_What you are asked to do:_ Give an exact transcription of every line, dropping the images.

_Source data:_
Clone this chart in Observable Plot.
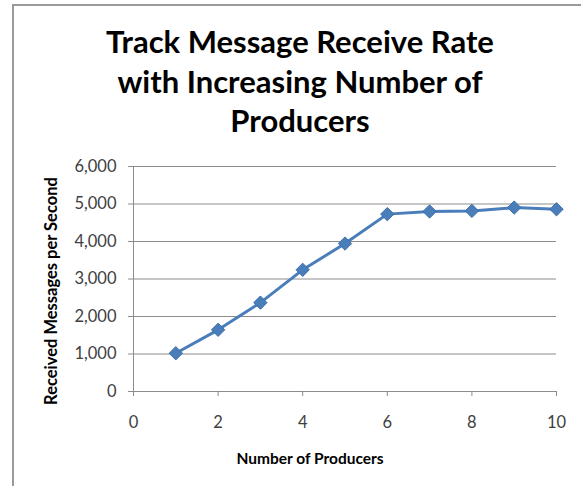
<!DOCTYPE html>
<html>
<head>
<meta charset="utf-8">
<script src="https://cdn.jsdelivr.net/npm/d3@7"></script>
<script src="https://cdn.jsdelivr.net/npm/@observablehq/plot@0.6"></script>
<style>
  html, body { margin: 0; padding: 0; background: #fff; }
  #wrap { position: relative; width: 581px; height: 486px; overflow: hidden; font-family: Lato, "Open Sans", sans-serif; }
  #frame { position: absolute; left: 12px; top: 4px; width: 600px; height: 600px; border-left: 2px solid #9a9a9a; border-top: 2px solid #9a9a9a; }
  #title { position: absolute; left: 0; width: 600px; top: 22px; text-align: center; font-weight: bold; font-size: 31px; line-height: 39.5px; color: #000; }
  #chart { position: absolute; left: 0; top: 0; }
  .alabel { position: absolute; font-weight: bold; color: #000; white-space: nowrap; }
  #xlabel { left: 310px; top: 458px; font-size: 15.5px; transform: translate(-50%, -50%); }
  #ylabel { left: 51px; top: 291px; font-size: 16.5px; transform: translate(-50%, -50%) rotate(-90deg); }
</style>
</head>
<body>
<div id="wrap">
  <div id="frame"></div>
  <div id="title">Track Message Receive Rate<br>with Increasing Number of<br>Producers</div>
  <div id="chart"></div>
  <div class="alabel" id="xlabel"></div>
  <div class="alabel" id="ylabel"></div>
</div>
<script>
const producers = [1, 2, 3, 4, 5, 6, 7, 8, 9, 10];
const rates = [1020, 1645, 2370, 3245, 3945, 4730, 4800, 4815, 4905, 4860];
const xTicks = [0, 2, 4, 6, 8, 10];
const yTicks = [0, 1000, 2000, 3000, 4000, 5000, 6000];
const xLabel = "Number of Producers";
const yLabel = "Received Messages per Second";

const data = producers.map((p, i) => ({producers: p, rate: rates[i]}));
const fmt = d3.format(",");

const chart = Plot.plot({
  width: 581,
  height: 486,
  marginLeft: 133,
  marginRight: 25,
  marginTop: 166,
  marginBottom: 95,
  style: {background: "transparent", fontFamily: "Lato, 'Open Sans', sans-serif", fontSize: "16.5px", color: "#404040"},
  x: {domain: [0, 10]},
  y: {domain: [0, 6000]},
  marks: [
    Plot.gridY(yTicks, {stroke: "#8c8c8c", strokeOpacity: 1, strokeWidth: 1}),
    Plot.ruleX([0], {stroke: "#8c8c8c"}),
    Plot.axisY({ticks: yTicks, tickFormat: fmt, tickSize: 5, tickPadding: 12, stroke: "#8c8c8c", fill: "#404040", label: null}),
    Plot.axisX({ticks: xTicks, tickSize: 5, tickPadding: 20, stroke: "#8c8c8c", fill: "#404040", label: null}),
    Plot.line(data, {x: "producers", y: "rate", stroke: "#4a7ebb", strokeWidth: 3}),
    Plot.dot(data, {x: "producers", y: "rate", symbol: "diamond2", r: 6, fill: "#4a7ebb", stroke: "#3e6ea8", strokeWidth: 1})
  ]
});
document.getElementById("chart").appendChild(chart);
document.getElementById("xlabel").textContent = xLabel;
document.getElementById("ylabel").textContent = yLabel;
</script>
</body>
</html>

_Answer to this task:_
Clone this chart in Observable Plot.
<!DOCTYPE html>
<html>
<head>
<meta charset="utf-8">
<script src="https://cdn.jsdelivr.net/npm/d3@7"></script>
<script src="https://cdn.jsdelivr.net/npm/@observablehq/plot@0.6"></script>
<style>
  html, body { margin: 0; padding: 0; background: #fff; }
  #wrap { position: relative; width: 581px; height: 486px; overflow: hidden; font-family: Lato, "Open Sans", sans-serif; }
  #frame { position: absolute; left: 12px; top: 4px; width: 600px; height: 600px; border-left: 2px solid #9a9a9a; border-top: 2px solid #9a9a9a; }
  #title { position: absolute; left: 0; width: 600px; top: 22px; text-align: center; font-weight: bold; font-size: 31px; line-height: 39.5px; color: #000; }
  #chart { position: absolute; left: 0; top: 0; }
  .alabel { position: absolute; font-weight: bold; color: #000; white-space: nowrap; }
  #xlabel { left: 310px; top: 458px; font-size: 15.5px; transform: translate(-50%, -50%); }
  #ylabel { left: 51px; top: 291px; font-size: 16.5px; transform: translate(-50%, -50%) rotate(-90deg); }
</style>
</head>
<body>
<div id="wrap">
  <div id="frame"></div>
  <div id="title">Track Message Receive Rate<br>with Increasing Number of<br>Producers</div>
  <div id="chart"></div>
  <div class="alabel" id="xlabel"></div>
  <div class="alabel" id="ylabel"></div>
</div>
<script>
const producers = [1, 2, 3, 4, 5, 6, 7, 8, 9, 10];
const rates = [1020, 1645, 2370, 3245, 3945, 4730, 4800, 4815, 4905, 4860];
const xTicks = [0, 2, 4, 6, 8, 10];
const yTicks = [0, 1000, 2000, 3000, 4000, 5000, 6000];
const xLabel = "Number of Producers";
const yLabel = "Received Messages per Second";

const data = producers.map((p, i) => ({producers: p, rate: rates[i]}));
const fmt = d3.format(",");

const chart = Plot.plot({
  width: 581,
  height: 486,
  marginLeft: 133,
  marginRight: 25,
  marginTop: 166,
  marginBottom: 95,
  style: {background: "transparent", fontFamily: "Lato, 'Open Sans', sans-serif", fontSize: "16.5px", color: "#404040"},
  x: {domain: [0, 10]},
  y: {domain: [0, 6000]},
  marks: [
    Plot.gridY(yTicks, {stroke: "#8c8c8c", strokeOpacity: 1, strokeWidth: 1}),
    Plot.ruleX([0], {stroke: "#8c8c8c"}),
    Plot.axisY({ticks: yTicks, tickFormat: fmt, tickSize: 5, tickPadding: 12, stroke: "#8c8c8c", fill: "#404040", label: null}),
    Plot.axisX({ticks: xTicks, tickSize: 5, tickPadding: 20, stroke: "#8c8c8c", fill: "#404040", label: null}),
    Plot.line(data, {x: "producers", y: "rate", stroke: "#4a7ebb", strokeWidth: 3}),
    Plot.dot(data, {x: "producers", y: "rate", symbol: "diamond2", r: 6, fill: "#4a7ebb", stroke: "#3e6ea8", strokeWidth: 1})
  ]
});
document.getElementById("chart").appendChild(chart);
document.getElementById("xlabel").textContent = xLabel;
document.getElementById("ylabel").textContent = yLabel;
</script>
</body>
</html>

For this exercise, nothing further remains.